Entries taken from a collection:
---+---

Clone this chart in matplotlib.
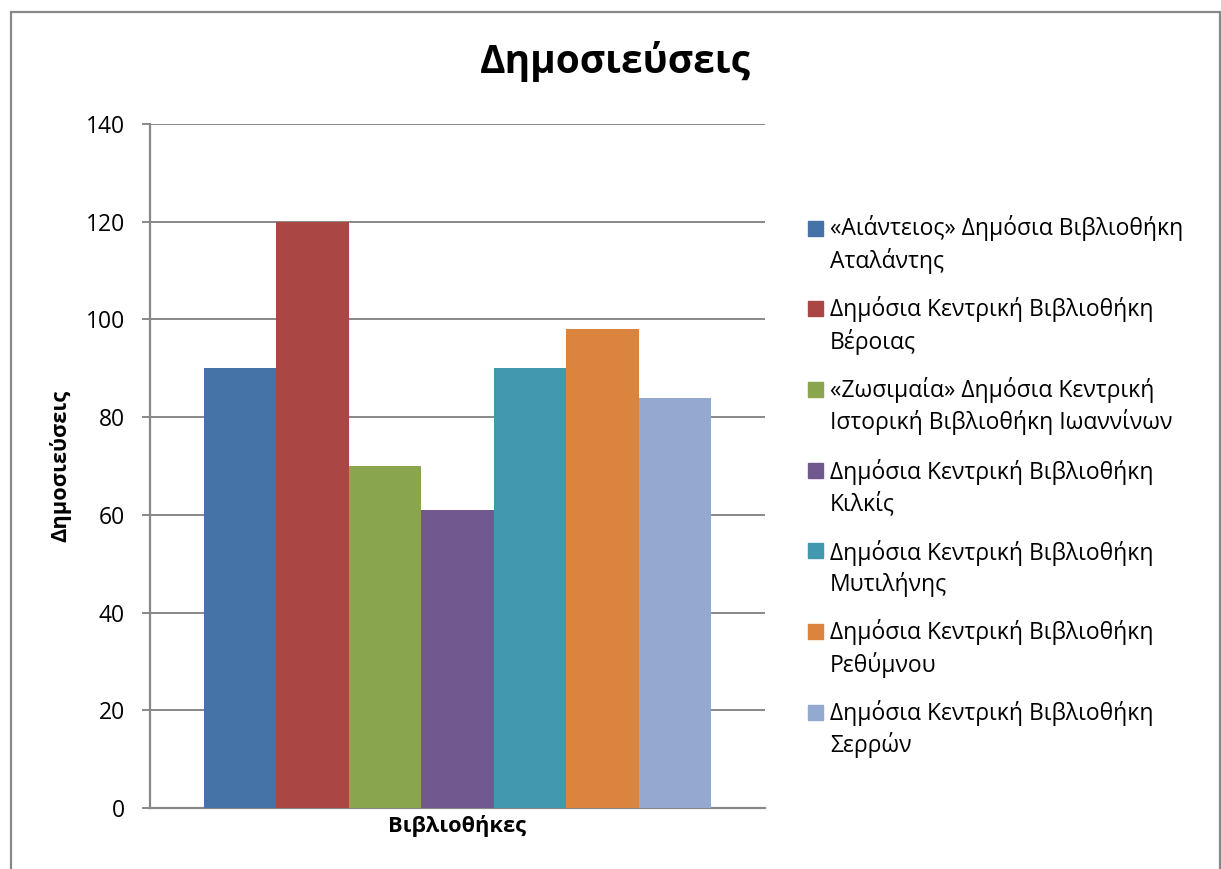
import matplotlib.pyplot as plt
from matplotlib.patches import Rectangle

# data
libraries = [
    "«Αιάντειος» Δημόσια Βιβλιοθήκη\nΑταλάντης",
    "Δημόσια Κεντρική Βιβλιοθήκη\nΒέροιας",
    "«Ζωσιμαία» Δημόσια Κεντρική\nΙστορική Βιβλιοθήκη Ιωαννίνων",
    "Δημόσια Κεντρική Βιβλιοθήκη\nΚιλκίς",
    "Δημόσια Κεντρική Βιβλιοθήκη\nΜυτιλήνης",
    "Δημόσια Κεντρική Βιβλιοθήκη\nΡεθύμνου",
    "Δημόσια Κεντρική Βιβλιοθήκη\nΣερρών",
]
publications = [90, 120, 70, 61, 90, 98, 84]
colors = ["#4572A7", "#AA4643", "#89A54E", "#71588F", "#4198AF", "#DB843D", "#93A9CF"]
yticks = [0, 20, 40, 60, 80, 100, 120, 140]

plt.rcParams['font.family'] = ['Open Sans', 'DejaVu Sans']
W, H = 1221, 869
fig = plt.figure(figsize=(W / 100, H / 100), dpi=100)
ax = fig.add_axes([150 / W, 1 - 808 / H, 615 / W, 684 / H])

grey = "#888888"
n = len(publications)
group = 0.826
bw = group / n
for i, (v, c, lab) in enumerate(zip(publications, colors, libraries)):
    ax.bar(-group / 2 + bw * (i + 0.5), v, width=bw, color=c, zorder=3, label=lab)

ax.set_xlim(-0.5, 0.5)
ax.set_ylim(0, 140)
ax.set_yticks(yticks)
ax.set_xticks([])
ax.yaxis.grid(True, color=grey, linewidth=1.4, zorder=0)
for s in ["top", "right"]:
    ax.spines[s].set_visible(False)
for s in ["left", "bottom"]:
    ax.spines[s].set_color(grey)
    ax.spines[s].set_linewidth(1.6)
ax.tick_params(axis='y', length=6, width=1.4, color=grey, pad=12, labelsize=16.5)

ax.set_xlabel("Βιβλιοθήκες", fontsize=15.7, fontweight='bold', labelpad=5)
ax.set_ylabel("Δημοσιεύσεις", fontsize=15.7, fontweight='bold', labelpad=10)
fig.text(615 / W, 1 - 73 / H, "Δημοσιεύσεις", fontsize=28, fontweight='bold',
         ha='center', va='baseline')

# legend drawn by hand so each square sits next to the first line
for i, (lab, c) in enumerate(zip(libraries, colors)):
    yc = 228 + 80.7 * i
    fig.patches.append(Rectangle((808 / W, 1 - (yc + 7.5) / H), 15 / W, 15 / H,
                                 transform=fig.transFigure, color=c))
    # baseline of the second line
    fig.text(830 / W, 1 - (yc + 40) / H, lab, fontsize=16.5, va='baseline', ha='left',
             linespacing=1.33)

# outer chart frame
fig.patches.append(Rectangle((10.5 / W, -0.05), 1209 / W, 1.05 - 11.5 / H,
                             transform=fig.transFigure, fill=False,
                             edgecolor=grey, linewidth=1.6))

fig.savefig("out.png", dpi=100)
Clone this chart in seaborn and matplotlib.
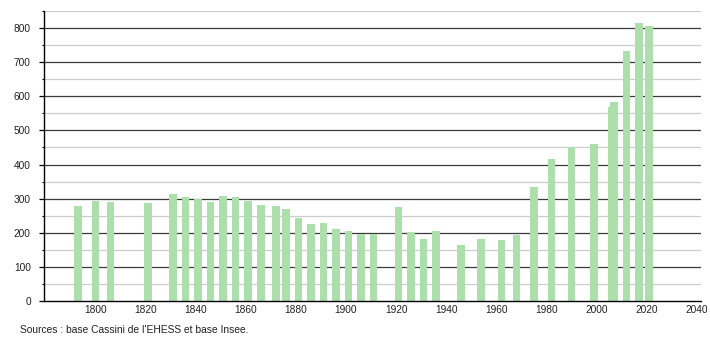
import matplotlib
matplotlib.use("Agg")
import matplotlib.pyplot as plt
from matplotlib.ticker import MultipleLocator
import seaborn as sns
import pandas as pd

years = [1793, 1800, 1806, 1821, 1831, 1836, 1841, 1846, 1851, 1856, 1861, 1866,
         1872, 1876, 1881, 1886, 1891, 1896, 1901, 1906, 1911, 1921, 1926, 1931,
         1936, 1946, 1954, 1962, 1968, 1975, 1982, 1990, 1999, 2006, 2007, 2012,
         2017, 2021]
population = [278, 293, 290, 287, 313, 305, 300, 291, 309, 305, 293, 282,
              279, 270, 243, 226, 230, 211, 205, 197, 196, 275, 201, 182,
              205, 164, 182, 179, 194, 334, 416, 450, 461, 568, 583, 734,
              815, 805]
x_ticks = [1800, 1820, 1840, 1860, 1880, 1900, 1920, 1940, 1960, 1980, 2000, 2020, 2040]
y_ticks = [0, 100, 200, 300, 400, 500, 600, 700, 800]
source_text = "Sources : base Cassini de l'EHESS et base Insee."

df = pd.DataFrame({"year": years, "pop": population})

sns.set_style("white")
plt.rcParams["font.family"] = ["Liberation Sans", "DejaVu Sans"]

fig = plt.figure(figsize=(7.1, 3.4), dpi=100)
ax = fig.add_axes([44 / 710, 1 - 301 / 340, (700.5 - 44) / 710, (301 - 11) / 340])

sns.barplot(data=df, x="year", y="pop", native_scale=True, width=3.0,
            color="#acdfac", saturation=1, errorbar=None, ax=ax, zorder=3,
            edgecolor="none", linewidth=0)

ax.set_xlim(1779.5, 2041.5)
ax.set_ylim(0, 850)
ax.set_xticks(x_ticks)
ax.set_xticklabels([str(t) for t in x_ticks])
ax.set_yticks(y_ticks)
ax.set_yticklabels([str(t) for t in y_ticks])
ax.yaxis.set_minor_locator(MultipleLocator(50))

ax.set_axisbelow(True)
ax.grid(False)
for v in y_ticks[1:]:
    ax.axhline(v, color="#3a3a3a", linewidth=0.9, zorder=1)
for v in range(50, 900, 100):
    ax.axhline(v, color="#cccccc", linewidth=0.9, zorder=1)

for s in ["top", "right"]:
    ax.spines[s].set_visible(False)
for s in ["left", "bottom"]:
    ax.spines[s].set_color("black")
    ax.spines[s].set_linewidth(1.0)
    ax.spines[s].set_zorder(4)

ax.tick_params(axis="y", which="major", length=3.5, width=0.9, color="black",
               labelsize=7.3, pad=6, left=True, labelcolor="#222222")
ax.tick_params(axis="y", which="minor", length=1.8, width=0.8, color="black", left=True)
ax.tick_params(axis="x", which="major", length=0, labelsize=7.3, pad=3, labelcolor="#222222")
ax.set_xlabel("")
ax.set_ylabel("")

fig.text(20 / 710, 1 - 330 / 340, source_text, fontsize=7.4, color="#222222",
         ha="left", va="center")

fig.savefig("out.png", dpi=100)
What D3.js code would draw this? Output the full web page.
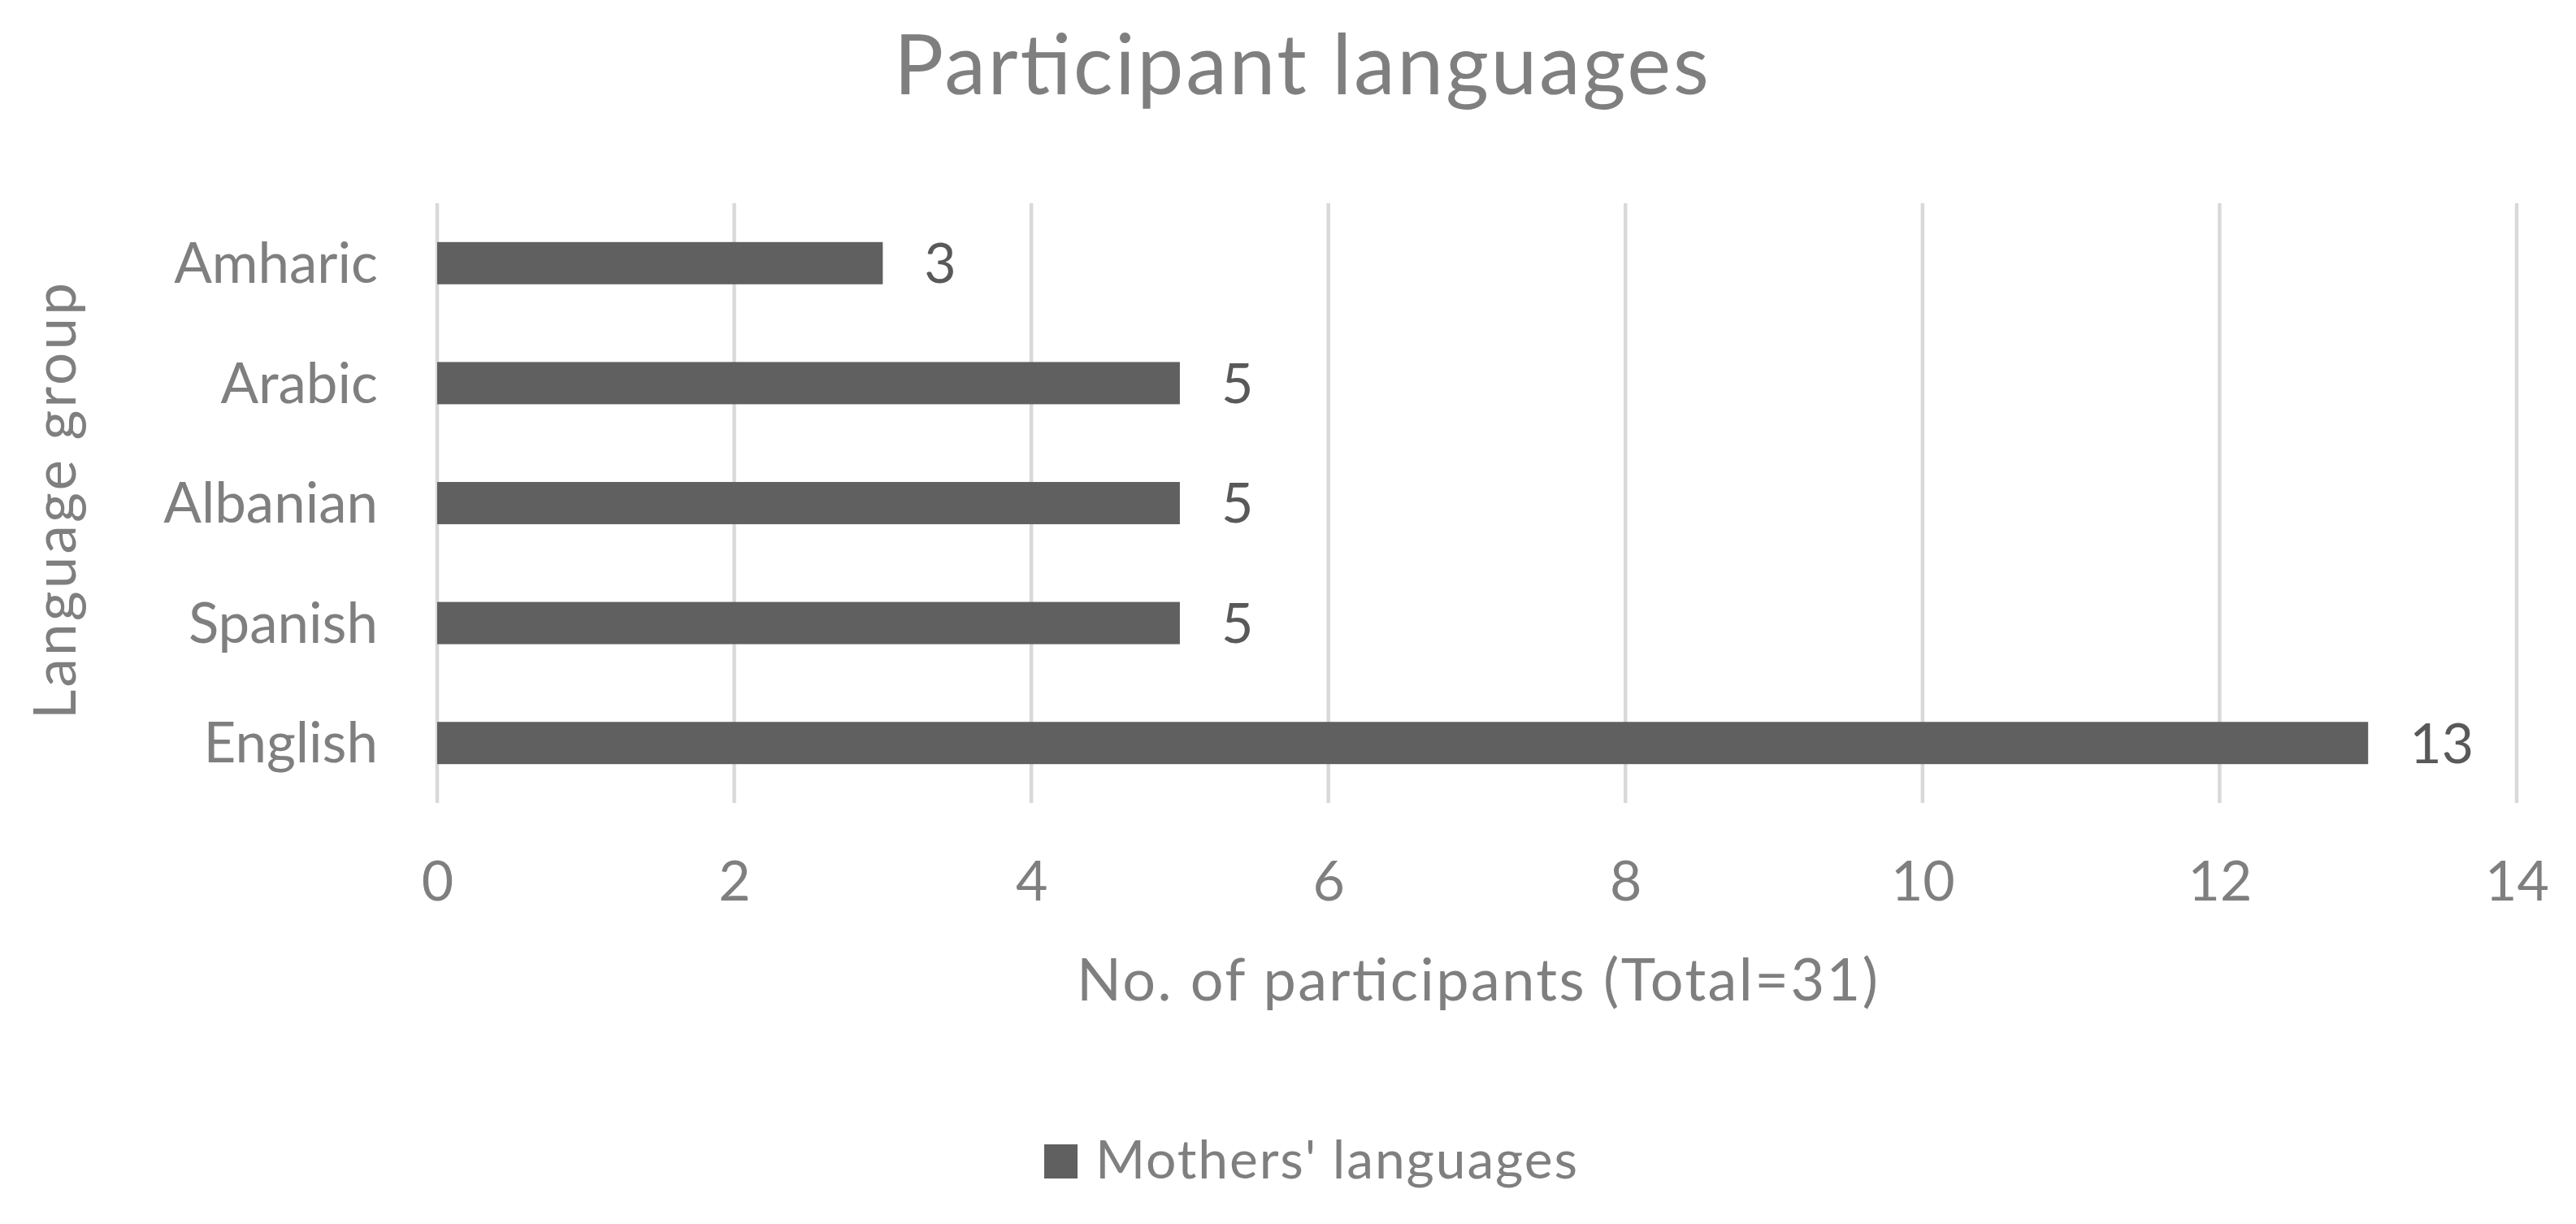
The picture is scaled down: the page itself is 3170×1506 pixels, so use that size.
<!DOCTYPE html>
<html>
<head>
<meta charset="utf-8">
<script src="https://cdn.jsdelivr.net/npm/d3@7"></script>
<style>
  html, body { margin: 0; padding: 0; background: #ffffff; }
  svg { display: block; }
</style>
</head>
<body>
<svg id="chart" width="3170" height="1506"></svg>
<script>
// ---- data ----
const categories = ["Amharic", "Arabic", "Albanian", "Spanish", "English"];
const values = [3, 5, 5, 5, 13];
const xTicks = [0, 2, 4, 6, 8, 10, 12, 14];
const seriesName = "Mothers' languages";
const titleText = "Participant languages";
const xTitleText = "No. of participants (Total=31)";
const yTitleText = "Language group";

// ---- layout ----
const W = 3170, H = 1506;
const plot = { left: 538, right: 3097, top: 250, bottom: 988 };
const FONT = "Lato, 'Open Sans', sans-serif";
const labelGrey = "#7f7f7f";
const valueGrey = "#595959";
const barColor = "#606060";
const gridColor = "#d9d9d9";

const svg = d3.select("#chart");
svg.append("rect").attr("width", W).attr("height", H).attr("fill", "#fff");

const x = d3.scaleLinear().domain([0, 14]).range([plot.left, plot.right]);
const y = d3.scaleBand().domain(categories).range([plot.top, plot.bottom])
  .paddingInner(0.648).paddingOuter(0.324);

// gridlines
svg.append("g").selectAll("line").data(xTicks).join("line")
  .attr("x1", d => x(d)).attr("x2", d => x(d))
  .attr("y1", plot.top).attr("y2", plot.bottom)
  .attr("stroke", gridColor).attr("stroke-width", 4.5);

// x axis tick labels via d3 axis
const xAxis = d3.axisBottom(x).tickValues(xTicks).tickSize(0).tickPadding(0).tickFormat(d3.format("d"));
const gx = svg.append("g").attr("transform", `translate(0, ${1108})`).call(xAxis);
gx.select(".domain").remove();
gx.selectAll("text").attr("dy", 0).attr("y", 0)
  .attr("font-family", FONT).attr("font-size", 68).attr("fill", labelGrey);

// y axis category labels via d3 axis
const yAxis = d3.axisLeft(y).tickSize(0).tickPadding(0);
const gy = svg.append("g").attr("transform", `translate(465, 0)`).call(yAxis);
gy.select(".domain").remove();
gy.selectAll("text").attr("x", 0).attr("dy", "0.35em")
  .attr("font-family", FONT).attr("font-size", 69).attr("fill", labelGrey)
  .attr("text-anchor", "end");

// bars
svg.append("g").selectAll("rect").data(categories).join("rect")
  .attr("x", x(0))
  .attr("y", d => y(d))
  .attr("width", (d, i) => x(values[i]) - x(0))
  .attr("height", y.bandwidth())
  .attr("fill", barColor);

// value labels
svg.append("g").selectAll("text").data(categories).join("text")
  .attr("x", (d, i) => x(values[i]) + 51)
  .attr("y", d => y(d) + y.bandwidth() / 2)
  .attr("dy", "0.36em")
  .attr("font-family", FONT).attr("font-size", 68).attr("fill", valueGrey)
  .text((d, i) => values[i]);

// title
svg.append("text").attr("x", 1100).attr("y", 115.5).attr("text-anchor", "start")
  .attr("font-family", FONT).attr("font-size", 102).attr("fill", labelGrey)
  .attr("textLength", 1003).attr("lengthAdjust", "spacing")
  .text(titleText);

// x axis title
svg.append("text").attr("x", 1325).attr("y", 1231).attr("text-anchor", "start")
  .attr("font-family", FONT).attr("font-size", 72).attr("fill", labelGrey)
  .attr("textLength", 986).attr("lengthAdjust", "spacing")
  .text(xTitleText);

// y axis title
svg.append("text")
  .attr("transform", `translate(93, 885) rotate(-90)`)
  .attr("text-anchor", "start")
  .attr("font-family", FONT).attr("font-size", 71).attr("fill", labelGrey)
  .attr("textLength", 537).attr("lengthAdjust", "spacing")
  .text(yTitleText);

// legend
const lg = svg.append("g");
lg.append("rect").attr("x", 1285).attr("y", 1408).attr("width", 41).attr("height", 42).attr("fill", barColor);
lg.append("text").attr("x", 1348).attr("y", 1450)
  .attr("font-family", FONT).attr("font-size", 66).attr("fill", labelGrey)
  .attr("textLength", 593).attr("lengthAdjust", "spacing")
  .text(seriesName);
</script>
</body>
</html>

---+---

Task requirements: Of the lines in the material above, state how many contain the string "chart"; give no other text.

Right answer: 5